I Miss You – by Nina Gervase

Erin RuefMost Recent, personal growth

My dearest Steve –

 

Man do I miss you…

A friend of mine asked me to write a blog from the perspective of a young widow.  To be honest, she asked me to write this last year but it’s taken me quite a bit of time to have the courage to write it.  I sat down and typed many times, erasing everything that I wrote because it just didn’t feel right.  I feel like there are a million blogs out there that basically say the same things and I didn’t want to be just another voice on the internet.  So I decided to do things differently… I hope you don’t mind that I’m dragging you into it this way.  It’s just that a letter to you seems so much more natural and speaks more from the heart.  So here goes nothing…

I miss you.  Did I mention that?  Like I REALLY REALLY miss you.  No one can understand what it means to miss someone until a person has died and left us behind.  I’m sure you miss me and the kids as well.  I remember even up until your last breath how hard you fought to remain with us on this earth as long as possible… you hated having to die.  I remember the strain in your eyes as you looked at me in that hospice bed, begging me to help you, trying with all your might not to leave us.  That look will forever be burned in my mind… how I wish I could have changed the outcome.  You were too young, the kids were too young, we were so young as a couple… everything ahead of us and then nothing ahead of us all at once.  I guess I shouldn’t say nothing ahead of us… we had to discover a new way after you left us and it was so painful and still is.

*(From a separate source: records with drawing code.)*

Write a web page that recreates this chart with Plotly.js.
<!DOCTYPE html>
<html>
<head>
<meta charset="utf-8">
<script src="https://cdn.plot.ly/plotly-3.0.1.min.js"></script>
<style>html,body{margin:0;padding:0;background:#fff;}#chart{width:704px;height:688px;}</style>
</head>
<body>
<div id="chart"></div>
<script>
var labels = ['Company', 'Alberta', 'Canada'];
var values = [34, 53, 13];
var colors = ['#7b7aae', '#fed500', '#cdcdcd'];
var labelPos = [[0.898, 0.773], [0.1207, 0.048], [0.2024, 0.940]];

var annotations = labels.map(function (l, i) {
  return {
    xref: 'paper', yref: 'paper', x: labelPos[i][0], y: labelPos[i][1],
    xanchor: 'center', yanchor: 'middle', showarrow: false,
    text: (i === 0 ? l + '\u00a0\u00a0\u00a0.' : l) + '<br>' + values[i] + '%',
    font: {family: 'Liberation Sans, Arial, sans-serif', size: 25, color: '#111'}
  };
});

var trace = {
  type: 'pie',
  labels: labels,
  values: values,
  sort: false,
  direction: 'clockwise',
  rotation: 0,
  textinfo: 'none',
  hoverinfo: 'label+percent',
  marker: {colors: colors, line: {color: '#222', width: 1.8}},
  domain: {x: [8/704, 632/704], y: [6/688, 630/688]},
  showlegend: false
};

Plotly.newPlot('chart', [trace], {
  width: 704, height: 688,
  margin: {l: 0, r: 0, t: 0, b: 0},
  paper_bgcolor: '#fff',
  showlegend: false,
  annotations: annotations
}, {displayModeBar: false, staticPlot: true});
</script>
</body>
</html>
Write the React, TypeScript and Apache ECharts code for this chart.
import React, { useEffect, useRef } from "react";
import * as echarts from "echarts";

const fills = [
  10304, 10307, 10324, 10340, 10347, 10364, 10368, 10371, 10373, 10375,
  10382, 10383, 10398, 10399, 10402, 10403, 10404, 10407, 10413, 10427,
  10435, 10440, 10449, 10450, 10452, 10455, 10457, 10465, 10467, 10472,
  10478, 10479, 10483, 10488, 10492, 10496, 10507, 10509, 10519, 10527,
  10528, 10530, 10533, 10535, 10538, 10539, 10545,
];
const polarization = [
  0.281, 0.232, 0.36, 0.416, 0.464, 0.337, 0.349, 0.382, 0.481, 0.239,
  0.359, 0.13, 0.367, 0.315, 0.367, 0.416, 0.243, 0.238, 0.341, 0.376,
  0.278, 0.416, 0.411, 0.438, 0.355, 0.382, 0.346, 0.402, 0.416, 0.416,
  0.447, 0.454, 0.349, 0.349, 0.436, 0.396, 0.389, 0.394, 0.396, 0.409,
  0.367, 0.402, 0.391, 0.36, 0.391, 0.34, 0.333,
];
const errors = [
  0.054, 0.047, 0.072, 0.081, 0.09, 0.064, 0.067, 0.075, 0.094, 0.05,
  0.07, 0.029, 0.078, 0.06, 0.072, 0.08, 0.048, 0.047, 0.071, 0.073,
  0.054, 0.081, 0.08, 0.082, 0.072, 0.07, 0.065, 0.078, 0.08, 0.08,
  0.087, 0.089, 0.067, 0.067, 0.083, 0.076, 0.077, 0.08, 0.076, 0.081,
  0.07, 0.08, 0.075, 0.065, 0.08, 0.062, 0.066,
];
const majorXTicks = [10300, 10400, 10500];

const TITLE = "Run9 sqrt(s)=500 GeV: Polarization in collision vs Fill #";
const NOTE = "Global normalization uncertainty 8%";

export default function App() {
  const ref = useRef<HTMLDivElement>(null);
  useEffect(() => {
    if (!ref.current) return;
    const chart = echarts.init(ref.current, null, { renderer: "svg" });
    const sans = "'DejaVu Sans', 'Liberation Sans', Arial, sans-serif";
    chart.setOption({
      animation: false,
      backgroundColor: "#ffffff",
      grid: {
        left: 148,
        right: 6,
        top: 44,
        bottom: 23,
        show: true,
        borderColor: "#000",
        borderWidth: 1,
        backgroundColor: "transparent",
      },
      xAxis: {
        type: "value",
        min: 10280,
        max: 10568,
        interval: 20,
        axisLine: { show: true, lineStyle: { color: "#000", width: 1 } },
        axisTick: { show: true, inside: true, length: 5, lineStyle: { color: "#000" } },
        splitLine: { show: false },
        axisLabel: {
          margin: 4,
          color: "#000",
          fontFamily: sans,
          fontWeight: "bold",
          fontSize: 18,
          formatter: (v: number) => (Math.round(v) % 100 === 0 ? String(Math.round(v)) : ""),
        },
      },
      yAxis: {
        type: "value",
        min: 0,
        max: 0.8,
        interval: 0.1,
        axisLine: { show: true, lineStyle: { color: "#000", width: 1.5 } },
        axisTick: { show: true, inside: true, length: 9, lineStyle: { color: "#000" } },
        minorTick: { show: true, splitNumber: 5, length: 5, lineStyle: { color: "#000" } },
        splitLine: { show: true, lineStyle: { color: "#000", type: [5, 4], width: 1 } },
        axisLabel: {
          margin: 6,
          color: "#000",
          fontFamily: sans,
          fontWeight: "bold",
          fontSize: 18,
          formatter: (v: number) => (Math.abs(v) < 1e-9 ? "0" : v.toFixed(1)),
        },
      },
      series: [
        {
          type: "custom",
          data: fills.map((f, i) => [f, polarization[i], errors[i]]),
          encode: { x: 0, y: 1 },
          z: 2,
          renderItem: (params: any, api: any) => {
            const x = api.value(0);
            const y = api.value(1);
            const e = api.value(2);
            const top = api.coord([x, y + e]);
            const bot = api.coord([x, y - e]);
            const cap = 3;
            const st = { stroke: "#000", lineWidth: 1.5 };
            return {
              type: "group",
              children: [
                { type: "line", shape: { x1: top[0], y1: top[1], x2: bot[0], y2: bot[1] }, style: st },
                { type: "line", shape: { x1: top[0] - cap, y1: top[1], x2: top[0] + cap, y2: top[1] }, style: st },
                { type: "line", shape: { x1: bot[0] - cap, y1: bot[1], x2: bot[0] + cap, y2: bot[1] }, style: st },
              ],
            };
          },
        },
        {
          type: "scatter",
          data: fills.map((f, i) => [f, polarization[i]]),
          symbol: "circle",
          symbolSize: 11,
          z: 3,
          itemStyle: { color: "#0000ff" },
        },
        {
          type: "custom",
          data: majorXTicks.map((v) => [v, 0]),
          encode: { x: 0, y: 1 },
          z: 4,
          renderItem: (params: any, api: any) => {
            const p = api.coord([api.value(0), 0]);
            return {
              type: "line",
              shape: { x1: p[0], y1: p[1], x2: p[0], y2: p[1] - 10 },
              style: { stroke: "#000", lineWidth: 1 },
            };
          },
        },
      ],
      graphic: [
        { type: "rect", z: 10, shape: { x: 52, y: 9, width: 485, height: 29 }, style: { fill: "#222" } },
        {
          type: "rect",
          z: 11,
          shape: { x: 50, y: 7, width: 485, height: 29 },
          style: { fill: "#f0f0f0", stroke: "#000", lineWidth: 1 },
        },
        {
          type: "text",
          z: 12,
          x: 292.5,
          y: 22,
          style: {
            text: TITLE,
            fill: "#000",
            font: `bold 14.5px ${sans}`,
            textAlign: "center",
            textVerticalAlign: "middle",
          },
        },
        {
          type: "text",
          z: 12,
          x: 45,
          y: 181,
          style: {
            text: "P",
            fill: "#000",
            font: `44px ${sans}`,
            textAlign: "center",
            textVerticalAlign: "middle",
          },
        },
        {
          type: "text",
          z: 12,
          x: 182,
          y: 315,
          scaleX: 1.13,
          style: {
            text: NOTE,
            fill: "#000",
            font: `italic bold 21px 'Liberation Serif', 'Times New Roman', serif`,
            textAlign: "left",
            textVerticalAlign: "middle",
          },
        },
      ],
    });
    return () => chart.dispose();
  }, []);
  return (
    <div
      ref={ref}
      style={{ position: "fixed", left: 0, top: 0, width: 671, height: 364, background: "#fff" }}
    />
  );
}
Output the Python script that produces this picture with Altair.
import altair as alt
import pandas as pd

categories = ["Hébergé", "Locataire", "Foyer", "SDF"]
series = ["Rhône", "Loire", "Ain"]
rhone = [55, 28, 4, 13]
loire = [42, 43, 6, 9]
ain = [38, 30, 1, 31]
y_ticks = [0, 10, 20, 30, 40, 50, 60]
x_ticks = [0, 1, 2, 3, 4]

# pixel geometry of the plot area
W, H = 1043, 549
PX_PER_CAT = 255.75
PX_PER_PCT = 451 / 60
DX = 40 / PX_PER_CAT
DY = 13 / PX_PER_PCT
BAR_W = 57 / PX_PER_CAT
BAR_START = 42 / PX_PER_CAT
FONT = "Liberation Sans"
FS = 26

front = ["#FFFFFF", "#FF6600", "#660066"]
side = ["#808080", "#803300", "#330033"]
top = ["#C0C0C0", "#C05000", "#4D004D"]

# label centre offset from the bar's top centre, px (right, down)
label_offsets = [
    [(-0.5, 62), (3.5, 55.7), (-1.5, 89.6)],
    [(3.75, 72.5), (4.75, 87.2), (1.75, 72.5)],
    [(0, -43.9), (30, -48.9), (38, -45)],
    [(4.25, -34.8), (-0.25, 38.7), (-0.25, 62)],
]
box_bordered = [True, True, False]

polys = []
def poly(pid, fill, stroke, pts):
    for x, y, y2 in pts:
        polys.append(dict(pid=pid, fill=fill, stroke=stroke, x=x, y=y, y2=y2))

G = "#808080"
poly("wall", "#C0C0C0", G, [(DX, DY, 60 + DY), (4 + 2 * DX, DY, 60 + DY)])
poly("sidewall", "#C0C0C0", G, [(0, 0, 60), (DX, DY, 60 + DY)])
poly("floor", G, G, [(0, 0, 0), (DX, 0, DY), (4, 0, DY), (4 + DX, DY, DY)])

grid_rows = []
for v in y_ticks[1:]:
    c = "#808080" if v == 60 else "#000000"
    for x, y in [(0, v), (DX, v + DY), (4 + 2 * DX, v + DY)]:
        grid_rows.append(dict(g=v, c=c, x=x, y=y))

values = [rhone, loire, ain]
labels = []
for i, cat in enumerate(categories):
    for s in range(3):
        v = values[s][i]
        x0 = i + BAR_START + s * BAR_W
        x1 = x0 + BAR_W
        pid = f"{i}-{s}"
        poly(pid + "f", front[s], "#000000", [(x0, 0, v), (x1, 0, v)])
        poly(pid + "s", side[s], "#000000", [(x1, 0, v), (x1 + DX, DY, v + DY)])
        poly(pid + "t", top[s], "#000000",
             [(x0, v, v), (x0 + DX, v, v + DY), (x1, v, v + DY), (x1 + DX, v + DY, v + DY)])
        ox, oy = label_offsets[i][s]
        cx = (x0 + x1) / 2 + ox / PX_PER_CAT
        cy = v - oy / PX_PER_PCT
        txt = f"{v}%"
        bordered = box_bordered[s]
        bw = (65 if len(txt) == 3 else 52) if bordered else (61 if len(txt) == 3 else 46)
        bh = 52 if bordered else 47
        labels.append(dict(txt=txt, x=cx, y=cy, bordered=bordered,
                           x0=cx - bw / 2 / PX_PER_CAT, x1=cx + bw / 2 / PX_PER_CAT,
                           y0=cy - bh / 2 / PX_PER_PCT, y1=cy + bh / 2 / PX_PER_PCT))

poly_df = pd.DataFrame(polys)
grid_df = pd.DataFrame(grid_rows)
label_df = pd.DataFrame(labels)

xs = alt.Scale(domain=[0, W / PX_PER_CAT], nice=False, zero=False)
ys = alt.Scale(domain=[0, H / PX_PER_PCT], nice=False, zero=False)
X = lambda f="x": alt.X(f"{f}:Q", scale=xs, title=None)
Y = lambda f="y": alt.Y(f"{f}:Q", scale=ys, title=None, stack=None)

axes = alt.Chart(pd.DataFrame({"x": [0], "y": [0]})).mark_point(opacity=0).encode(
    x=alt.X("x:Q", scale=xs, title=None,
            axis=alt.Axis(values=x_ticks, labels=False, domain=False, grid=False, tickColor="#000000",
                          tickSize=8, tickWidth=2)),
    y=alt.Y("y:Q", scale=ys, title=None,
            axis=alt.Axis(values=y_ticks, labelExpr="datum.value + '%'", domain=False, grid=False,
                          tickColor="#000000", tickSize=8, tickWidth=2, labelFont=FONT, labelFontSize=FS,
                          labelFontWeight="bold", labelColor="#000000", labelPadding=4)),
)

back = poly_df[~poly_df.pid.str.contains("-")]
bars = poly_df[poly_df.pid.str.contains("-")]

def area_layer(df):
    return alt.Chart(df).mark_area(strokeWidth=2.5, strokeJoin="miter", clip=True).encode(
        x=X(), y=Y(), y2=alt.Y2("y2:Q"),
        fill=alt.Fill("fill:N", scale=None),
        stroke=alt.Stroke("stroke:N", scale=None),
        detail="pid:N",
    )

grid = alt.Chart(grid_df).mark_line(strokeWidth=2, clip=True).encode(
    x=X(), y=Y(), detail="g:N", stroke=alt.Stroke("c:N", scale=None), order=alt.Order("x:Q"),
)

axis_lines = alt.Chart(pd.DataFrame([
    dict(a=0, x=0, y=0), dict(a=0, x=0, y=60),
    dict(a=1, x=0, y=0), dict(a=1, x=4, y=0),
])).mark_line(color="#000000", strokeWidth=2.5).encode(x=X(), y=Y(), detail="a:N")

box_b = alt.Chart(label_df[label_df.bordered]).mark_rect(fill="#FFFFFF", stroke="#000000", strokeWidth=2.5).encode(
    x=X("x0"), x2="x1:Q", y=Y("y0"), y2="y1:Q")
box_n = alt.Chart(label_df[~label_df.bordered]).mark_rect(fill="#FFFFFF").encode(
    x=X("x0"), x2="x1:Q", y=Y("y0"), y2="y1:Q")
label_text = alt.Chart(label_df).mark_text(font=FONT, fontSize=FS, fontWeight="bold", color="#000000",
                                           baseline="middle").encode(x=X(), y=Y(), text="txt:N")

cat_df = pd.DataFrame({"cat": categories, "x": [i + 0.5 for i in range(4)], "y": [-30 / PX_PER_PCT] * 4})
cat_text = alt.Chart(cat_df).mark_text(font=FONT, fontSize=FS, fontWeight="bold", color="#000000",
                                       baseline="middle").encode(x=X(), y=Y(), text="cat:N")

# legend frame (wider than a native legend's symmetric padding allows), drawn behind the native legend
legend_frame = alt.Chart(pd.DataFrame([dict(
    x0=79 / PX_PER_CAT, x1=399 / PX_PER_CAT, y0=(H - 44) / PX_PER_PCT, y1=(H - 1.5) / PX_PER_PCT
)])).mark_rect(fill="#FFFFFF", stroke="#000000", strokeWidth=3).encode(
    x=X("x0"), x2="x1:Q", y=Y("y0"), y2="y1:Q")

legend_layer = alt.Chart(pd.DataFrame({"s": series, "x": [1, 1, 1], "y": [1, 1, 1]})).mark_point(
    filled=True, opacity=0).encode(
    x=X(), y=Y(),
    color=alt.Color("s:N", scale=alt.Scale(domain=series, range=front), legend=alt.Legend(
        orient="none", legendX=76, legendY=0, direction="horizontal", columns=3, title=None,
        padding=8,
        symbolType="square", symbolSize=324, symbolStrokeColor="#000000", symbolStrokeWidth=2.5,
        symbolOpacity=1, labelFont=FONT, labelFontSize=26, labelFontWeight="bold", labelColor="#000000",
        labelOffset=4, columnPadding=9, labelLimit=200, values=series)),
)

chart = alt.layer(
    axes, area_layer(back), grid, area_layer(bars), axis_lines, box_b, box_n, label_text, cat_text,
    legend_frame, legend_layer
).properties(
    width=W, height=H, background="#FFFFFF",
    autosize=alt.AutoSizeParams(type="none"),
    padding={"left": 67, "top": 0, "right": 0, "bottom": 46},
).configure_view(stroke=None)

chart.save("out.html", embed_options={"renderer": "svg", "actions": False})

Time plays tricks on a person.  It’s been eight years since you left us and yet there are moments when I feel like it was yesterday that we were all sitting together laughing.  On that note, I’m not sure I’m doing this single parenting thing properly when it comes to your voice, laughter and all that.  What I mean is that I know I have vivid memories of you… I can still hear the sound of your voice, your laughter, the tapping away on a calculator at all hours of the night when you couldn’t sleep… but the kids?  They really can’t remember it all very well if at all.  And see, I know that I have movies, small clips take by camera and sound bits that you recorded on the computer, but… Steve, it’s all too painful to listen to – for me and the kids.  It plays tricks on us… makes us miss you so much and want you here with us.  It makes it seem like you could still be here and should… and because of how painful it is, we just don’t watch the movies or listen to your recordings as much as I know we should.  I promise to get better at showing these to the kids and maybe over time it won’t be so painful to listen to… but here’s another crazy thing… I don’t want it to not be painful at the same time.  Like if it doesn’t make us so sad then maybe we aren’t missing you anymore. I know that sounds crazy, but missing a person this much can make you sound crazy sometimes.  I hope you can understand this dilemma… I will do better, I promise.

I’m better with photos of you and telling stories about you, but I promise that some stories will not come out until the kids are at least 23 years old and out of college!  And you know what I’m talking about!  But honestly, the kids love hearing stories about you.  They love when family and friends tell stories that I don’t know.  Even then we leave with a greater hole in our hearts than we started with because we didn’t hear the stories from you.  Once again, crazy… I know.  How can a person be so happy and so desperately sad at the same time…?

I miss you at every event for the kids.  I wish you were the sports parent and not me.  You were meant for this role, not me. I can’t give the kind of advice that I know you would and I’m definitely not as understanding or patient as you were.  I wish you were able to record every band concert because I know how much you would have enjoyed that.  I wish you were here to be goofy and embarrass them in front of their friends, because they seem to think that I’m the “extra” one and have no idea what you were like.  I wish you were here to help me with day to day parenting because, as I’ve already stated, you were definitely the more patient one.  And when I stop to realize that I’m so overwhelmed because I’m missing you, I just shut down and nothing gets accomplished.

So there you have it – I miss you.  And yet this letter doesn’t even touch the surface or explain the depth of my missing you.  I did a mediocre job at best between my tears.  There are a million more things that I can say, but I have to get in line for after-school carpool.

Tah-tah for now (as Grandma would say) and know that I love you with every fiber of my being.